The tight space and the need to unload some planes by hand means that Port-au-Prince - where only half a dozen aircraft can be squeezed onto the apron at a time - still lags far behind Kandahar air base in number of flights landing. After years of upgrades, the big NATO base in southern Afghanistan handled 5,500 flights a week last summer, making it the busiest single-runway airport in the world.

Still, for Port-au-Prince's single runway to cope with nearly 1,000 flights in the first week after a major catastrophe underscores the huge effort.

"When we arrived there was no electricity, no communication and no support," said Colonel Buck Elton, commander of the U.S. Air Force unit running the airport. "The tower and the terminal has been condemned due to damage, so all of our operations are done in the grass between the runway and the ramp."

The U.S. Air Force units brought in air-traffic controllers, radios, lights, generators, forklifts and drivers and tugs to haul aircraft around. "When we arrived there were two tow bars at the airport," Col. Elton said.

Other extraordinary measures are in place to try and smooth the flow.

Unseen, high above Haiti's denuded mountains, U.S. Air Force fuel tankers circle. U.S. military cargo planes circle too, taking on fuel from the tankers if necessary, so they can be slotted in to the steady stream of landing aircraft if another flight is late of if the ground crews managed to unload an aircraft faster than expected.

"What we've set up here would be similar to running a major airport ... except doing it without any communication, electricity, or computers," Col. Elton said.

A second, far shorter, runway was opened Tuesday at Jacmel on Haiti's south coast, where Canadian and U.S. military Hercules will need to make extremely difficult short landings.
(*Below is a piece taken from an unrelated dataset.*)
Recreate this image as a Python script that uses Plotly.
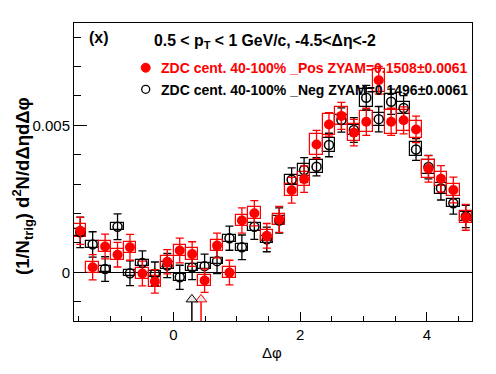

"We are obviously very conscious of the need to have multiple ports of entry," U.S. Major-General Daniel Allyn said.

Every aid organization seems to believe it's flight should have priority. Some were chartering planes and landing them without any means to unload them, expecting to be able to refuel at Port-au-Prince, where there was no supply.

"People were sending planes very often without warning, particularly in the first three or four days," said John Holmes, the United Nations emergency relief co-ordinator.

It wasn't just the French who were complaining.

"There were a lot of people upset," said Mr. Holmes. "The Mexicans were upset that their flights weren't getting in as quickly. Everybody was in the same position, trying to get flights in. There's always going to be somebody who's a bit upset."

The Haitian government had asked Washington to run its airspace and control the airport. However, the agreement setting up the newly minted Haiti Flight Operations Co-ordination Center sets landing times as determined "by the Government of Haiti in consultation with the United States."